New benchmark confirms AI video generators look stunning but still can't reason about the world

Modern video generators like Sora 2, Seedance 2.0, and Veo 3.1 produce increasingly impressive clips. But a new benchmark from Tsinghua University confirms what keeps coming up: visual quality and actual world understanding are two different things.

Instead of focusing on image quality, WorldReasonBench tests whether a model can take a starting scene and continue it in a way that makes sense: physically, socially, logically, and informationally.

Consider a basic test case: give a generator an image of an apple on a branch and tell it to drop the apple. The result might look great—smooth motion, realistic textures, nice lighting—and still get the physics fundamentally wrong. The apple might fly upward, pop like a balloon, or fall in a straight line instead of curving. Standard quality metrics would still reward that video for its realism. That's the gap WorldReasonBench is designed to catch.

WorldReasonBench includes about 400 test cases across four areas: world knowledge (physics, weather, cultural norms), human-centered scenes (object handling, social interaction), logical reasoning (math, geometry, science experiments), and information-based reasoning (reading data and diagrams).

Scoring works in two stages. First, a process-aware method uses structured questions to check whether the video reaches the right end state in a plausible way. Then a second pass rates reasoning quality, temporal consistency, and visual aesthetics. Alongside the benchmark, the team also released WorldRewardBench, a dataset of about 6,000 video comparisons ranked by trained annotators.

Commercial models lead by a wide margin, but logic trips up everyone

The researchers tested five commercial systems (Sora 2, Kling, Wan 2.6, Seedance 2.0, Veo 3.1-Fast) and six open-source models (LTX 2.3, Wan 2.2-14B, UniVideo, HunyuanVideo 1.5, Cosmos-Predict 2.5, LongCat-Video). Commercial generators scored roughly double what open-source models managed on the core reasoning metric, with no statistical overlap between the two groups.

ByteDance's Seedance 2.0 came out on top, finishing first in nearly nine out of ten statistical re-runs. Veo 3.1-Fast did best on world knowledge, Sora 2 led on human-centered scenes. Seedance 2.0 also beat Veo 3.1-Fast, Kling, and Wan 2.6 in human ratings.

More important than the rankings is a shared weakness: logical reasoning is the hardest category for every model tested. Even the best commercial systems drop well below their overall averages here, and most open-source models fail it almost entirely. Information-based reasoning is the second-toughest area, particularly when tasks require physically grounded transitions or exact preservation of text and numbers.
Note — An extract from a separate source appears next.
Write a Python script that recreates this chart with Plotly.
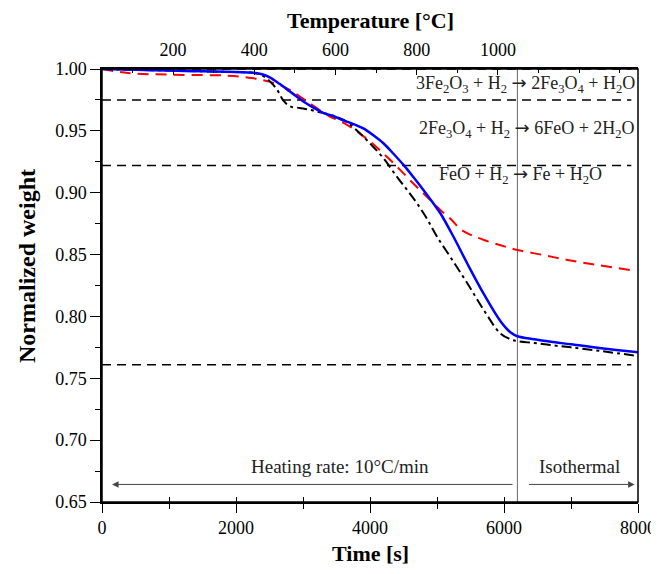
import plotly.graph_objects as go

# ---- data ----
t_blue = [0, 500, 1000, 1500, 2000, 2250, 2400, 2510, 2650, 2800, 2900, 3000, 3150, 3300, 3450, 3600,
          3750, 3900, 4050, 4200, 4350, 4500, 4650, 4800, 4950, 5050, 5250, 5450, 5700, 5950, 6100, 6200,
          6450, 6700, 7000, 7450, 8000]
w_blue = [1.000, 0.9993, 0.9988, 0.9981, 0.9975, 0.9970, 0.9955, 0.9930, 0.9880, 0.9820, 0.9780, 0.9740,
          0.9690, 0.9646, 0.9620, 0.9585, 0.9555, 0.9520, 0.9465, 0.9400, 0.9315, 0.9225, 0.9125, 0.9020,
          0.8910, 0.8834, 0.8640, 0.8430, 0.8180, 0.7960, 0.7870, 0.7840, 0.7815, 0.7795, 0.7775, 0.7743,
          0.7710]

t_red = [0, 390, 1060, 1880, 2234, 2478, 2700, 2880, 3000, 3150, 3300, 3400, 3550, 3700, 3850, 4000,
         4150, 4300, 4450, 4600, 4750, 4900, 5050, 5200, 5350, 5500, 5700, 5950, 6200, 6600, 6950, 7400,
         7880]
w_red = [1.000, 0.9967, 0.9954, 0.9946, 0.9927, 0.9900, 0.9860, 0.9806, 0.9760, 0.9705, 0.9650, 0.9616,
         0.9580, 0.9535, 0.9478, 0.9414, 0.9342, 0.9266, 0.9185, 0.9100, 0.9020, 0.8940, 0.8860, 0.8790,
         0.8705, 0.8660, 0.8618, 0.8575, 0.8537, 0.8495, 0.8456, 0.8415, 0.8375]

t_black = [0, 500, 1000, 1500, 2000, 2250, 2400, 2560, 2650, 2700, 2800, 2950, 3100, 3250, 3400, 3600,
           3750, 3900, 4050, 4200, 4400, 4550, 4700, 4850, 5000, 5200, 5450, 5700, 5950, 6100, 6200, 6450,
           6700, 7000, 7450, 8000]
w_black = [1.000, 0.9993, 0.9988, 0.9981, 0.9975, 0.9970, 0.9945, 0.9870, 0.9800, 0.9750, 0.9700, 0.9685,
           0.9670, 0.9650, 0.9630, 0.9590, 0.9530, 0.9454, 0.9370, 0.9280, 0.9130, 0.9025, 0.8915, 0.8790,
           0.8645, 0.8480, 0.8270, 0.8050, 0.7860, 0.7815, 0.7800, 0.7785, 0.7768, 0.7750, 0.7720, 0.7680]

# theoretical reduction-step levels
step_levels = [1.000, 0.975, 0.922, 0.761]
step_t = [0, 7900]

isothermal_start = 6200
temp_range = [25, 1345]          # temperature matching time 0..8000 s
temp_ticks = [200, 400, 600, 800, 1000]
time_ticks = [0, 2000, 4000, 6000, 8000]

ARROW = '<span style="font-family:DejaVu Sans">→</span>'
reactions = [
    ("3Fe<sub>2</sub>O<sub>3</sub> + H<sub>2</sub> " + ARROW + " 2Fe<sub>3</sub>O<sub>4</sub> + H<sub>2</sub>O", 0.9875),
    ("2Fe<sub>3</sub>O<sub>4</sub> + H<sub>2</sub> " + ARROW + " 6FeO + 2H<sub>2</sub>O", 0.9515),
    ("FeO + H<sub>2</sub> " + ARROW + " Fe + H<sub>2</sub>O", 0.9145),
]

FONT = "Liberation Serif"

fig = go.Figure()

for lvl in step_levels:
    fig.add_trace(go.Scatter(x=step_t, y=[lvl, lvl], mode="lines",
                             line=dict(color="black", width=1.5, dash="9px,6px"),
                             showlegend=False, hoverinfo="skip"))

fig.add_trace(go.Scatter(x=[isothermal_start, isothermal_start], y=[0.65, 1.0], mode="lines",
                         line=dict(color="#666666", width=1), showlegend=False, hoverinfo="skip"))

fig.add_trace(go.Scatter(x=t_red, y=w_red, mode="lines", line=dict(color="#ff0000", width=2, dash="11px,7px"),
                         line_shape="spline", showlegend=False))
fig.add_trace(go.Scatter(x=t_black, y=w_black, mode="lines",
                         line=dict(color="black", width=2, dash="10px,4px,3px,4px"),
                         line_shape="spline", showlegend=False))
fig.add_trace(go.Scatter(x=t_blue, y=w_blue, mode="lines", line=dict(color="#0000ff", width=2.5),
                         line_shape="spline", showlegend=False))

# dummy traces for the extra axes
fig.add_trace(go.Scatter(x=temp_range, y=[None, None], xaxis="x2", mode="lines", showlegend=False,
                         hoverinfo="skip"))
fig.add_trace(go.Scatter(x=[None], y=[None], xaxis="x3", showlegend=False, hoverinfo="skip"))

tickfont = dict(family=FONT, size=18, color="black")
titlefont = dict(family=FONT, size=22, color="black", weight="bold")

# the page body adds an 8px offset, so the figure is 8px smaller than the window
fig.update_layout(
    width=651, height=566,
    margin=dict(l=94, r=21, t=61, b=72),
    plot_bgcolor="white", paper_bgcolor="white",
    xaxis=dict(range=[0, 8000], tickvals=time_ticks, ticks="outside", ticklen=9,
               tickwidth=1.3, tickcolor="black",
               minor=dict(dtick=1000, ticks="outside", ticklen=5, tickcolor="black"),
               showline=True, linecolor="black", linewidth=1.5, showgrid=False, zeroline=False,
               tickfont=tickfont, automargin=False),
    xaxis3=dict(range=[0, 8000], overlaying="x", side="bottom", anchor="y", dtick=1000, ticks="inside",
                ticklen=5, tickcolor="black", showticklabels=False, showgrid=False, zeroline=False,
                automargin=False),
    xaxis2=dict(range=temp_range, overlaying="x", side="top", anchor="y",
                tickvals=temp_ticks, ticks="inside", ticklen=6, tickcolor="black", ticklabelstandoff=4,
                minor=dict(tickvals=[100, 300, 500, 700, 900, 1100, 1200, 1300], ticks="inside", ticklen=4,
                           tickcolor="black"),
                showline=True, linecolor="black", linewidth=1.5, showgrid=False, zeroline=False,
                tickfont=tickfont, automargin=False),
    yaxis=dict(range=[0.65, 1.0], dtick=0.05, tickformat=".2f", ticks="outside", ticklen=10, tickwidth=1.3,
               tickcolor="black", minor=dict(dtick=0.025, ticks="outside", ticklen=5, tickcolor="black"),
               showline=True, linecolor="black", linewidth=1.5, showgrid=False, zeroline=False,
               tickfont=tickfont, automargin=False),
    shapes=[dict(type="rect", xref="paper", yref="paper", x0=0, x1=1, y0=0, y1=1,
                 line=dict(color="black", width=1.5), layer="above")],
)

# axis titles
fig.add_annotation(x=0.5, y=1.113, xref="paper", yref="paper", text="<b>Temperature [°C]</b>",
                   showarrow=False, font=titlefont, xanchor="center", yanchor="middle")
fig.add_annotation(x=0.5, y=-0.118, xref="paper", yref="paper", text="<b>Time [s]</b>",
                   showarrow=False, font=titlefont, xanchor="center", yanchor="middle")
fig.add_annotation(x=-0.14, y=0.545, xref="paper", yref="paper", text="<b>Normalized weight</b>",
                   showarrow=False, font=dict(family=FONT, size=24, color="black", weight="bold"),
                   textangle=-90, xanchor="center", yanchor="middle")

for i, (txt, y) in enumerate(reactions):
    if i < 2:
        fig.add_annotation(x=7980, y=y, xref="x", yref="y", text=txt, showarrow=False, xanchor="right",
                           yanchor="middle", font=dict(family=FONT, size=18, color="#222222"))
    else:
        fig.add_annotation(x=6250, y=y, xref="x", yref="y", text=txt, showarrow=False, xanchor="center",
                           yanchor="middle", font=dict(family=FONT, size=18, color="#222222"))

# heating / isothermal arrows
fig.add_annotation(x=150, y=0.6642, ax=6150, ay=0.6642, xref="x", yref="y", axref="x", ayref="y",
                   text="", showarrow=True, arrowhead=2, arrowsize=1.3, arrowwidth=1, arrowcolor="#444444")
fig.add_annotation(x=7950, y=0.6642, ax=6350, ay=0.6642, xref="x", yref="y", axref="x", ayref="y",
                   text="", showarrow=True, arrowhead=2, arrowsize=1.3, arrowwidth=1, arrowcolor="#444444")
fig.add_annotation(x=3550, y=0.679, xref="x", yref="y", text="Heating rate: 10°C/min", showarrow=False,
                   font=dict(family=FONT, size=19, color="#222222"))
fig.add_annotation(x=7130, y=0.679, xref="x", yref="y", text="Isothermal", showarrow=False,
                   font=dict(family=FONT, size=19, color="#222222"))

fig.write_html("out.html")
The study also introduces a metric that tracks how many correct answers come from dynamic, process-based phases rather than static snapshots. Commercial models score much higher here, which points to where open-source models really fall short: not in how things look, but in understanding cause and effect.

When models get more detailed prompts that spell out what should happen step by step, open-source generators improve the most. They're simply more dependent on prompt quality than their commercial rivals, which may itself be a side effect of the commercial models' stronger reasoning ability.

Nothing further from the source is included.